### Set problem
Exactly repeat the material, dropping every picture from the copy.

### Available data
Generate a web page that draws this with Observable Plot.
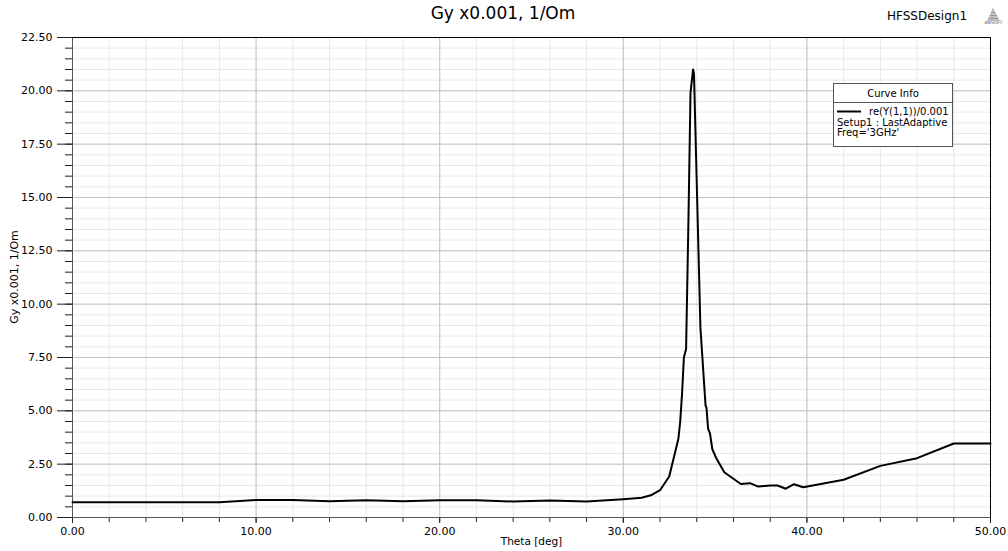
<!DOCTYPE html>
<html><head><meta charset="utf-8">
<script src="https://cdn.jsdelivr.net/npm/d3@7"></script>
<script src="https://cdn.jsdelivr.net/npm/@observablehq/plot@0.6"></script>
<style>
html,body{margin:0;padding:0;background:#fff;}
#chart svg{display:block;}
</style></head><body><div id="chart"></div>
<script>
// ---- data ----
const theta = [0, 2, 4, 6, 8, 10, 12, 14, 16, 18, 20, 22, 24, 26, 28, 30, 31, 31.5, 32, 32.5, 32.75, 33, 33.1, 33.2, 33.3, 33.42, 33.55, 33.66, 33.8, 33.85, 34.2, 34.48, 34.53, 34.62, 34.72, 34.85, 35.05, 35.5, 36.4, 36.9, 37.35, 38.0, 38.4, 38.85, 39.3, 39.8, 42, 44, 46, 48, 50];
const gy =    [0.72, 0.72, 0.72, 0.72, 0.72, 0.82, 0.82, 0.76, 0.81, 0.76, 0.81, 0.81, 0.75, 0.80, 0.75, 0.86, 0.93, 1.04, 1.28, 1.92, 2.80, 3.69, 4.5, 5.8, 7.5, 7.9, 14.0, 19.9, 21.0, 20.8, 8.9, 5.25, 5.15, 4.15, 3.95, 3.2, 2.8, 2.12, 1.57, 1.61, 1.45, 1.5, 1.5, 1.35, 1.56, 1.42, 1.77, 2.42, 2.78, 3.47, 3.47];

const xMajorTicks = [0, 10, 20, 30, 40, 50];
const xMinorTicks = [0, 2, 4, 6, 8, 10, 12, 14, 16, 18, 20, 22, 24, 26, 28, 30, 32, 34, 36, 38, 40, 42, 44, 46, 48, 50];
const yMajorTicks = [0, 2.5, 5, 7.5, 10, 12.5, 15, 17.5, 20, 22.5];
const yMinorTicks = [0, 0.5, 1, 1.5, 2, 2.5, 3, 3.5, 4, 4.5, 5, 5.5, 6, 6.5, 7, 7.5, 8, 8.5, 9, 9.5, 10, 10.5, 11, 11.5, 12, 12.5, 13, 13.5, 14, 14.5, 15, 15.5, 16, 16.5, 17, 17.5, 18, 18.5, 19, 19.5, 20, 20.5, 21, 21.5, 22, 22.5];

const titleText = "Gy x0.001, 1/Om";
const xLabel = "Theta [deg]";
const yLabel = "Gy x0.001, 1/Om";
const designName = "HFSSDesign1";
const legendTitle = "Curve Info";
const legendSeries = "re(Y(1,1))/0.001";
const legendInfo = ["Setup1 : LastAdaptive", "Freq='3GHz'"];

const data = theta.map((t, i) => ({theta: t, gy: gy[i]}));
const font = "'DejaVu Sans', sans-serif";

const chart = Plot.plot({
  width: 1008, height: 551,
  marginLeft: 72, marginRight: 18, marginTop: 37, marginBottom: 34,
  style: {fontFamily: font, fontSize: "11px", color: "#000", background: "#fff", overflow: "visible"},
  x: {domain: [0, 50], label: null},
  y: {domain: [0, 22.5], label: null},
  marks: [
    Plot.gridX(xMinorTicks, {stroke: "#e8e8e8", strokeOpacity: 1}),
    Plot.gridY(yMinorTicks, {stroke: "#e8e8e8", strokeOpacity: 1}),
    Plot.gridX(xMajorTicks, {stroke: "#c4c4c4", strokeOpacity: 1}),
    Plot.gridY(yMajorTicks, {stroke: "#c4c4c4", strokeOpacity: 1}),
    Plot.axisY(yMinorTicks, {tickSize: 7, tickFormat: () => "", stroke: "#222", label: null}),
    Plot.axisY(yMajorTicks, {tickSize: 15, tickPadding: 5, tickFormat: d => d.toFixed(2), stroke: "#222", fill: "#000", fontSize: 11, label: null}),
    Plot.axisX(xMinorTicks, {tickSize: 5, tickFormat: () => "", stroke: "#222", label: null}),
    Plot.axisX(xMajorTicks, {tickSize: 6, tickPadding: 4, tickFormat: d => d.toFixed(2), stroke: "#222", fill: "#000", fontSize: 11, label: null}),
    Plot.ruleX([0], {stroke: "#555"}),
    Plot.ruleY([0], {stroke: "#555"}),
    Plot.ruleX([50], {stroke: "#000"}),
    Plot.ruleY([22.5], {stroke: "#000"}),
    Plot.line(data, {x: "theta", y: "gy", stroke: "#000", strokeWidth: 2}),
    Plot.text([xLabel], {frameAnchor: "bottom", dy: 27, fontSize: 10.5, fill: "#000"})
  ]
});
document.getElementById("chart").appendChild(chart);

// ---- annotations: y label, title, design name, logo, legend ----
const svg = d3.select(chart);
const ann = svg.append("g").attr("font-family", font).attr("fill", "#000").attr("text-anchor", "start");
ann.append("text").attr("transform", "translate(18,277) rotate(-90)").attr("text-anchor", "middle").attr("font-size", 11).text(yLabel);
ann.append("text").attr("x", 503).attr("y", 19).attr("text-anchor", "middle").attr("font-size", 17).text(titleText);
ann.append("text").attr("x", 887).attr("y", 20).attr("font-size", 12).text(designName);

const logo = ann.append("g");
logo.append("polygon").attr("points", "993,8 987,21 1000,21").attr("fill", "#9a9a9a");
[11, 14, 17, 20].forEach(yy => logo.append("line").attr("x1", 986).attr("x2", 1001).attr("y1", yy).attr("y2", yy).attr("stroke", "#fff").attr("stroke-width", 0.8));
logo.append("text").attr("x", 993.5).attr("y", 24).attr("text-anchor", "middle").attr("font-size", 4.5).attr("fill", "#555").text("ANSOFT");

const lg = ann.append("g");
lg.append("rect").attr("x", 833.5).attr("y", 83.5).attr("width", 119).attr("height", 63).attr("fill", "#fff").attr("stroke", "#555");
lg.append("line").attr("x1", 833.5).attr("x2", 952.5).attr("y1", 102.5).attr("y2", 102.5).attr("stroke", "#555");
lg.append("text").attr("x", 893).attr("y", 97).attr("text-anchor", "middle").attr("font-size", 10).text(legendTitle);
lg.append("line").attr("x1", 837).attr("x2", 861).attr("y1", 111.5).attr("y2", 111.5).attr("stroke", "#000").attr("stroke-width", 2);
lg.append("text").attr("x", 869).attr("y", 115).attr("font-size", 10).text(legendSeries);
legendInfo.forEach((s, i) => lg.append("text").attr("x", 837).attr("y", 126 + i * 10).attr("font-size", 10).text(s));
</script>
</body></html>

### The answer
Generate a web page that draws this with Observable Plot.
<!DOCTYPE html>
<html><head><meta charset="utf-8">
<script src="https://cdn.jsdelivr.net/npm/d3@7"></script>
<script src="https://cdn.jsdelivr.net/npm/@observablehq/plot@0.6"></script>
<style>
html,body{margin:0;padding:0;background:#fff;}
#chart svg{display:block;}
</style></head><body><div id="chart"></div>
<script>
// ---- data ----
const theta = [0, 2, 4, 6, 8, 10, 12, 14, 16, 18, 20, 22, 24, 26, 28, 30, 31, 31.5, 32, 32.5, 32.75, 33, 33.1, 33.2, 33.3, 33.42, 33.55, 33.66, 33.8, 33.85, 34.2, 34.48, 34.53, 34.62, 34.72, 34.85, 35.05, 35.5, 36.4, 36.9, 37.35, 38.0, 38.4, 38.85, 39.3, 39.8, 42, 44, 46, 48, 50];
const gy =    [0.72, 0.72, 0.72, 0.72, 0.72, 0.82, 0.82, 0.76, 0.81, 0.76, 0.81, 0.81, 0.75, 0.80, 0.75, 0.86, 0.93, 1.04, 1.28, 1.92, 2.80, 3.69, 4.5, 5.8, 7.5, 7.9, 14.0, 19.9, 21.0, 20.8, 8.9, 5.25, 5.15, 4.15, 3.95, 3.2, 2.8, 2.12, 1.57, 1.61, 1.45, 1.5, 1.5, 1.35, 1.56, 1.42, 1.77, 2.42, 2.78, 3.47, 3.47];

const xMajorTicks = [0, 10, 20, 30, 40, 50];
const xMinorTicks = [0, 2, 4, 6, 8, 10, 12, 14, 16, 18, 20, 22, 24, 26, 28, 30, 32, 34, 36, 38, 40, 42, 44, 46, 48, 50];
const yMajorTicks = [0, 2.5, 5, 7.5, 10, 12.5, 15, 17.5, 20, 22.5];
const yMinorTicks = [0, 0.5, 1, 1.5, 2, 2.5, 3, 3.5, 4, 4.5, 5, 5.5, 6, 6.5, 7, 7.5, 8, 8.5, 9, 9.5, 10, 10.5, 11, 11.5, 12, 12.5, 13, 13.5, 14, 14.5, 15, 15.5, 16, 16.5, 17, 17.5, 18, 18.5, 19, 19.5, 20, 20.5, 21, 21.5, 22, 22.5];

const titleText = "Gy x0.001, 1/Om";
const xLabel = "Theta [deg]";
const yLabel = "Gy x0.001, 1/Om";
const designName = "HFSSDesign1";
const legendTitle = "Curve Info";
const legendSeries = "re(Y(1,1))/0.001";
const legendInfo = ["Setup1 : LastAdaptive", "Freq='3GHz'"];

const data = theta.map((t, i) => ({theta: t, gy: gy[i]}));
const font = "'DejaVu Sans', sans-serif";

const chart = Plot.plot({
  width: 1008, height: 551,
  marginLeft: 72, marginRight: 18, marginTop: 37, marginBottom: 34,
  style: {fontFamily: font, fontSize: "11px", color: "#000", background: "#fff", overflow: "visible"},
  x: {domain: [0, 50], label: null},
  y: {domain: [0, 22.5], label: null},
  marks: [
    Plot.gridX(xMinorTicks, {stroke: "#e8e8e8", strokeOpacity: 1}),
    Plot.gridY(yMinorTicks, {stroke: "#e8e8e8", strokeOpacity: 1}),
    Plot.gridX(xMajorTicks, {stroke: "#c4c4c4", strokeOpacity: 1}),
    Plot.gridY(yMajorTicks, {stroke: "#c4c4c4", strokeOpacity: 1}),
    Plot.axisY(yMinorTicks, {tickSize: 7, tickFormat: () => "", stroke: "#222", label: null}),
    Plot.axisY(yMajorTicks, {tickSize: 15, tickPadding: 5, tickFormat: d => d.toFixed(2), stroke: "#222", fill: "#000", fontSize: 11, label: null}),
    Plot.axisX(xMinorTicks, {tickSize: 5, tickFormat: () => "", stroke: "#222", label: null}),
    Plot.axisX(xMajorTicks, {tickSize: 6, tickPadding: 4, tickFormat: d => d.toFixed(2), stroke: "#222", fill: "#000", fontSize: 11, label: null}),
    Plot.ruleX([0], {stroke: "#555"}),
    Plot.ruleY([0], {stroke: "#555"}),
    Plot.ruleX([50], {stroke: "#000"}),
    Plot.ruleY([22.5], {stroke: "#000"}),
    Plot.line(data, {x: "theta", y: "gy", stroke: "#000", strokeWidth: 2}),
    Plot.text([xLabel], {frameAnchor: "bottom", dy: 27, fontSize: 10.5, fill: "#000"})
  ]
});
document.getElementById("chart").appendChild(chart);

// ---- annotations: y label, title, design name, logo, legend ----
const svg = d3.select(chart);
const ann = svg.append("g").attr("font-family", font).attr("fill", "#000").attr("text-anchor", "start");
ann.append("text").attr("transform", "translate(18,277) rotate(-90)").attr("text-anchor", "middle").attr("font-size", 11).text(yLabel);
ann.append("text").attr("x", 503).attr("y", 19).attr("text-anchor", "middle").attr("font-size", 17).text(titleText);
ann.append("text").attr("x", 887).attr("y", 20).attr("font-size", 12).text(designName);

const logo = ann.append("g");
logo.append("polygon").attr("points", "993,8 987,21 1000,21").attr("fill", "#9a9a9a");
[11, 14, 17, 20].forEach(yy => logo.append("line").attr("x1", 986).attr("x2", 1001).attr("y1", yy).attr("y2", yy).attr("stroke", "#fff").attr("stroke-width", 0.8));
logo.append("text").attr("x", 993.5).attr("y", 24).attr("text-anchor", "middle").attr("font-size", 4.5).attr("fill", "#555").text("ANSOFT");

const lg = ann.append("g");
lg.append("rect").attr("x", 833.5).attr("y", 83.5).attr("width", 119).attr("height", 63).attr("fill", "#fff").attr("stroke", "#555");
lg.append("line").attr("x1", 833.5).attr("x2", 952.5).attr("y1", 102.5).attr("y2", 102.5).attr("stroke", "#555");
lg.append("text").attr("x", 893).attr("y", 97).attr("text-anchor", "middle").attr("font-size", 10).text(legendTitle);
lg.append("line").attr("x1", 837).attr("x2", 861).attr("y1", 111.5).attr("y2", 111.5).attr("stroke", "#000").attr("stroke-width", 2);
lg.append("text").attr("x", 869).attr("y", 115).attr("font-size", 10).text(legendSeries);
legendInfo.forEach((s, i) => lg.append("text").attr("x", 837).attr("y", 126 + i * 10).attr("font-size", 10).text(s));
</script>
</body></html>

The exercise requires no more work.